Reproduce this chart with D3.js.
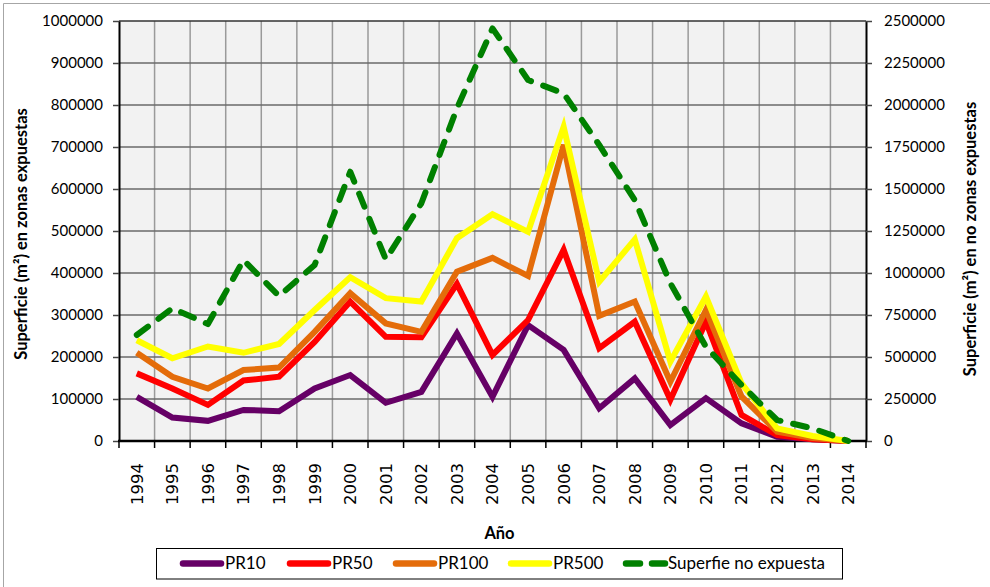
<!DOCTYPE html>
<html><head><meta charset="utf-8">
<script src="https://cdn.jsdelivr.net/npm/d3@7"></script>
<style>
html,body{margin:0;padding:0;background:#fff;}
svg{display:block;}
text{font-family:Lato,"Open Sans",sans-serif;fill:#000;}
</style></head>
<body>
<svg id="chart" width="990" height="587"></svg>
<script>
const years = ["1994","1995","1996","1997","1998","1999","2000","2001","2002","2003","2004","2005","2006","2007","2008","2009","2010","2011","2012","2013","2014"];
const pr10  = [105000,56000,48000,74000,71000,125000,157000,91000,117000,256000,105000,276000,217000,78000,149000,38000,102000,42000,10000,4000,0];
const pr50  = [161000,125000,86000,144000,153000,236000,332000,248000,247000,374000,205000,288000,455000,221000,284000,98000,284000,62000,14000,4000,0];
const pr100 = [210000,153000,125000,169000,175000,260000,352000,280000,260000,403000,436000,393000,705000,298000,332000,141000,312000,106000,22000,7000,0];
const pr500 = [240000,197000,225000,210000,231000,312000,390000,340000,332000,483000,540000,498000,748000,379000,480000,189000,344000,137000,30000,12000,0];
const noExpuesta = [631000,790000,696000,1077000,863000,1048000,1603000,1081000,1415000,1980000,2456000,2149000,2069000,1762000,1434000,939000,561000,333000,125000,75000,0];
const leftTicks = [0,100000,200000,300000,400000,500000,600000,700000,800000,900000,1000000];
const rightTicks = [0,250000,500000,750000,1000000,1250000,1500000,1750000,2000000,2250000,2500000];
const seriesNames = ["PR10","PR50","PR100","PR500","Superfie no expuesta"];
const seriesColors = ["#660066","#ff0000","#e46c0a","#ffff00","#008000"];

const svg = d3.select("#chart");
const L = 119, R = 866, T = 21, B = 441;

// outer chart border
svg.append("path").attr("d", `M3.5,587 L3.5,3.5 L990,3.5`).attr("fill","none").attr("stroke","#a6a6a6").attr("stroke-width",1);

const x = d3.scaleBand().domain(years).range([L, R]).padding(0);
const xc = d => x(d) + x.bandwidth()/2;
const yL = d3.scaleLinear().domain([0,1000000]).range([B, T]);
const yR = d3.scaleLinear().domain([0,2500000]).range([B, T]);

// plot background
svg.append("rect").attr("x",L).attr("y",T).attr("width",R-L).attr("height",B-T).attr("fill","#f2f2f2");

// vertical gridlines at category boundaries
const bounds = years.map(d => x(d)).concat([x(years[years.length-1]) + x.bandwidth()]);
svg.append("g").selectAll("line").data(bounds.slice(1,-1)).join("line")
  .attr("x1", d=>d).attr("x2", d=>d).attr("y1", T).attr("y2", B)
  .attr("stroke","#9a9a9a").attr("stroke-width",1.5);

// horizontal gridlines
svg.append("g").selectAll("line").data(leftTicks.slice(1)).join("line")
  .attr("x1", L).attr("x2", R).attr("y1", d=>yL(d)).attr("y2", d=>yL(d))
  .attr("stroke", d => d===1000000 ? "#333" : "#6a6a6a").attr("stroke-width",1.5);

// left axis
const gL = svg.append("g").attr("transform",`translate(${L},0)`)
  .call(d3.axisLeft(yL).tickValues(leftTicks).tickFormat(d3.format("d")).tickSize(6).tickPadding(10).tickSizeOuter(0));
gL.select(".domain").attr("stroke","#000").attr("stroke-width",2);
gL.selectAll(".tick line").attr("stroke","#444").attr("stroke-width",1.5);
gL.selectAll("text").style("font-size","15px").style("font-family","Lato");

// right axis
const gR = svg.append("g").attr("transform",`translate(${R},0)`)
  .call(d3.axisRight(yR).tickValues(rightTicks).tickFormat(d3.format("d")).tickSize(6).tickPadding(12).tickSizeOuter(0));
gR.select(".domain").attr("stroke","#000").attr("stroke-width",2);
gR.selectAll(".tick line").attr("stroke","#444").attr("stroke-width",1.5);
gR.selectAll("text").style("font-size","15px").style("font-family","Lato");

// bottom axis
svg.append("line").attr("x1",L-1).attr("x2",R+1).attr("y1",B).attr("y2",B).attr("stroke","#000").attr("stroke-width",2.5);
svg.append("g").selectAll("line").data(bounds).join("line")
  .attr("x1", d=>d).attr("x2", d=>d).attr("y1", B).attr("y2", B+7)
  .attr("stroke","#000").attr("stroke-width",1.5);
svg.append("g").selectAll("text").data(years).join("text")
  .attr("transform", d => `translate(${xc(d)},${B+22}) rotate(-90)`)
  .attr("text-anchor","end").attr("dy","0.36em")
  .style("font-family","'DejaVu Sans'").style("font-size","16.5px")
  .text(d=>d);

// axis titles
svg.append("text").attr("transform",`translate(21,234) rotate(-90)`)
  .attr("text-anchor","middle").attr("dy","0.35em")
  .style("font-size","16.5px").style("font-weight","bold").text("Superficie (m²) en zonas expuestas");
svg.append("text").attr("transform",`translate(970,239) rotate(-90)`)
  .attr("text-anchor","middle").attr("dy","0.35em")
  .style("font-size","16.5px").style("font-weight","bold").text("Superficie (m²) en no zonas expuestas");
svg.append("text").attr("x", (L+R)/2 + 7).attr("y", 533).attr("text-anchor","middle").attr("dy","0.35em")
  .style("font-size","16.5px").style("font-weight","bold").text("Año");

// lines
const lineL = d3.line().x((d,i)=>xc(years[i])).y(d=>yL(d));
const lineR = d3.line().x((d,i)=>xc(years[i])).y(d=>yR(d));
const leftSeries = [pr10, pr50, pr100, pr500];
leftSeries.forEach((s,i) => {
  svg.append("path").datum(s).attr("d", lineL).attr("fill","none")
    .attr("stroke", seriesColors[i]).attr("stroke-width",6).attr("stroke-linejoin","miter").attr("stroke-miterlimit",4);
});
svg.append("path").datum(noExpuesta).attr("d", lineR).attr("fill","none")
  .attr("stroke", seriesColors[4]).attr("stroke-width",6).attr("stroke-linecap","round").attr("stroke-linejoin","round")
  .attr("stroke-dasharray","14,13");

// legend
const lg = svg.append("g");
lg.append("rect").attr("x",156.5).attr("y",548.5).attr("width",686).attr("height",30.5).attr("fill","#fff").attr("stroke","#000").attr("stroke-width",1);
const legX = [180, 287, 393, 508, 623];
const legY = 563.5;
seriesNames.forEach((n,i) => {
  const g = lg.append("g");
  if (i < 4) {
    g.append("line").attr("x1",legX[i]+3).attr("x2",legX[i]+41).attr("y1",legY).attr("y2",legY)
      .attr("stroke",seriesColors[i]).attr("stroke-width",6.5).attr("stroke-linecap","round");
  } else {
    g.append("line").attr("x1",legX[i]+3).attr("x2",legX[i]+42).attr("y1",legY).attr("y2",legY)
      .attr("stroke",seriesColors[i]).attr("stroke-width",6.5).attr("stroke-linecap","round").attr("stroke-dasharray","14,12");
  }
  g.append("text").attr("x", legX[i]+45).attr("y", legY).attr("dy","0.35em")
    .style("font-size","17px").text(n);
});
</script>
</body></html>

* * * * * * *

#### Challenge:
Quote in full the listing given above; the images are to be left out.

#### Problem solution:
Reproduce this chart with D3.js.
<!DOCTYPE html>
<html><head><meta charset="utf-8">
<script src="https://cdn.jsdelivr.net/npm/d3@7"></script>
<style>
html,body{margin:0;padding:0;background:#fff;}
svg{display:block;}
text{font-family:Lato,"Open Sans",sans-serif;fill:#000;}
</style></head>
<body>
<svg id="chart" width="990" height="587"></svg>
<script>
const years = ["1994","1995","1996","1997","1998","1999","2000","2001","2002","2003","2004","2005","2006","2007","2008","2009","2010","2011","2012","2013","2014"];
const pr10  = [105000,56000,48000,74000,71000,125000,157000,91000,117000,256000,105000,276000,217000,78000,149000,38000,102000,42000,10000,4000,0];
const pr50  = [161000,125000,86000,144000,153000,236000,332000,248000,247000,374000,205000,288000,455000,221000,284000,98000,284000,62000,14000,4000,0];
const pr100 = [210000,153000,125000,169000,175000,260000,352000,280000,260000,403000,436000,393000,705000,298000,332000,141000,312000,106000,22000,7000,0];
const pr500 = [240000,197000,225000,210000,231000,312000,390000,340000,332000,483000,540000,498000,748000,379000,480000,189000,344000,137000,30000,12000,0];
const noExpuesta = [631000,790000,696000,1077000,863000,1048000,1603000,1081000,1415000,1980000,2456000,2149000,2069000,1762000,1434000,939000,561000,333000,125000,75000,0];
const leftTicks = [0,100000,200000,300000,400000,500000,600000,700000,800000,900000,1000000];
const rightTicks = [0,250000,500000,750000,1000000,1250000,1500000,1750000,2000000,2250000,2500000];
const seriesNames = ["PR10","PR50","PR100","PR500","Superfie no expuesta"];
const seriesColors = ["#660066","#ff0000","#e46c0a","#ffff00","#008000"];

const svg = d3.select("#chart");
const L = 119, R = 866, T = 21, B = 441;

// outer chart border
svg.append("path").attr("d", `M3.5,587 L3.5,3.5 L990,3.5`).attr("fill","none").attr("stroke","#a6a6a6").attr("stroke-width",1);

const x = d3.scaleBand().domain(years).range([L, R]).padding(0);
const xc = d => x(d) + x.bandwidth()/2;
const yL = d3.scaleLinear().domain([0,1000000]).range([B, T]);
const yR = d3.scaleLinear().domain([0,2500000]).range([B, T]);

// plot background
svg.append("rect").attr("x",L).attr("y",T).attr("width",R-L).attr("height",B-T).attr("fill","#f2f2f2");

// vertical gridlines at category boundaries
const bounds = years.map(d => x(d)).concat([x(years[years.length-1]) + x.bandwidth()]);
svg.append("g").selectAll("line").data(bounds.slice(1,-1)).join("line")
  .attr("x1", d=>d).attr("x2", d=>d).attr("y1", T).attr("y2", B)
  .attr("stroke","#9a9a9a").attr("stroke-width",1.5);

// horizontal gridlines
svg.append("g").selectAll("line").data(leftTicks.slice(1)).join("line")
  .attr("x1", L).attr("x2", R).attr("y1", d=>yL(d)).attr("y2", d=>yL(d))
  .attr("stroke", d => d===1000000 ? "#333" : "#6a6a6a").attr("stroke-width",1.5);

// left axis
const gL = svg.append("g").attr("transform",`translate(${L},0)`)
  .call(d3.axisLeft(yL).tickValues(leftTicks).tickFormat(d3.format("d")).tickSize(6).tickPadding(10).tickSizeOuter(0));
gL.select(".domain").attr("stroke","#000").attr("stroke-width",2);
gL.selectAll(".tick line").attr("stroke","#444").attr("stroke-width",1.5);
gL.selectAll("text").style("font-size","15px").style("font-family","Lato");

// right axis
const gR = svg.append("g").attr("transform",`translate(${R},0)`)
  .call(d3.axisRight(yR).tickValues(rightTicks).tickFormat(d3.format("d")).tickSize(6).tickPadding(12).tickSizeOuter(0));
gR.select(".domain").attr("stroke","#000").attr("stroke-width",2);
gR.selectAll(".tick line").attr("stroke","#444").attr("stroke-width",1.5);
gR.selectAll("text").style("font-size","15px").style("font-family","Lato");

// bottom axis
svg.append("line").attr("x1",L-1).attr("x2",R+1).attr("y1",B).attr("y2",B).attr("stroke","#000").attr("stroke-width",2.5);
svg.append("g").selectAll("line").data(bounds).join("line")
  .attr("x1", d=>d).attr("x2", d=>d).attr("y1", B).attr("y2", B+7)
  .attr("stroke","#000").attr("stroke-width",1.5);
svg.append("g").selectAll("text").data(years).join("text")
  .attr("transform", d => `translate(${xc(d)},${B+22}) rotate(-90)`)
  .attr("text-anchor","end").attr("dy","0.36em")
  .style("font-family","'DejaVu Sans'").style("font-size","16.5px")
  .text(d=>d);

// axis titles
svg.append("text").attr("transform",`translate(21,234) rotate(-90)`)
  .attr("text-anchor","middle").attr("dy","0.35em")
  .style("font-size","16.5px").style("font-weight","bold").text("Superficie (m²) en zonas expuestas");
svg.append("text").attr("transform",`translate(970,239) rotate(-90)`)
  .attr("text-anchor","middle").attr("dy","0.35em")
  .style("font-size","16.5px").style("font-weight","bold").text("Superficie (m²) en no zonas expuestas");
svg.append("text").attr("x", (L+R)/2 + 7).attr("y", 533).attr("text-anchor","middle").attr("dy","0.35em")
  .style("font-size","16.5px").style("font-weight","bold").text("Año");

// lines
const lineL = d3.line().x((d,i)=>xc(years[i])).y(d=>yL(d));
const lineR = d3.line().x((d,i)=>xc(years[i])).y(d=>yR(d));
const leftSeries = [pr10, pr50, pr100, pr500];
leftSeries.forEach((s,i) => {
  svg.append("path").datum(s).attr("d", lineL).attr("fill","none")
    .attr("stroke", seriesColors[i]).attr("stroke-width",6).attr("stroke-linejoin","miter").attr("stroke-miterlimit",4);
});
svg.append("path").datum(noExpuesta).attr("d", lineR).attr("fill","none")
  .attr("stroke", seriesColors[4]).attr("stroke-width",6).attr("stroke-linecap","round").attr("stroke-linejoin","round")
  .attr("stroke-dasharray","14,13");

// legend
const lg = svg.append("g");
lg.append("rect").attr("x",156.5).attr("y",548.5).attr("width",686).attr("height",30.5).attr("fill","#fff").attr("stroke","#000").attr("stroke-width",1);
const legX = [180, 287, 393, 508, 623];
const legY = 563.5;
seriesNames.forEach((n,i) => {
  const g = lg.append("g");
  if (i < 4) {
    g.append("line").attr("x1",legX[i]+3).attr("x2",legX[i]+41).attr("y1",legY).attr("y2",legY)
      .attr("stroke",seriesColors[i]).attr("stroke-width",6.5).attr("stroke-linecap","round");
  } else {
    g.append("line").attr("x1",legX[i]+3).attr("x2",legX[i]+42).attr("y1",legY).attr("y2",legY)
      .attr("stroke",seriesColors[i]).attr("stroke-width",6.5).attr("stroke-linecap","round").attr("stroke-dasharray","14,12");
  }
  g.append("text").attr("x", legX[i]+45).attr("y", legY).attr("dy","0.35em")
    .style("font-size","17px").text(n);
});
</script>
</body></html>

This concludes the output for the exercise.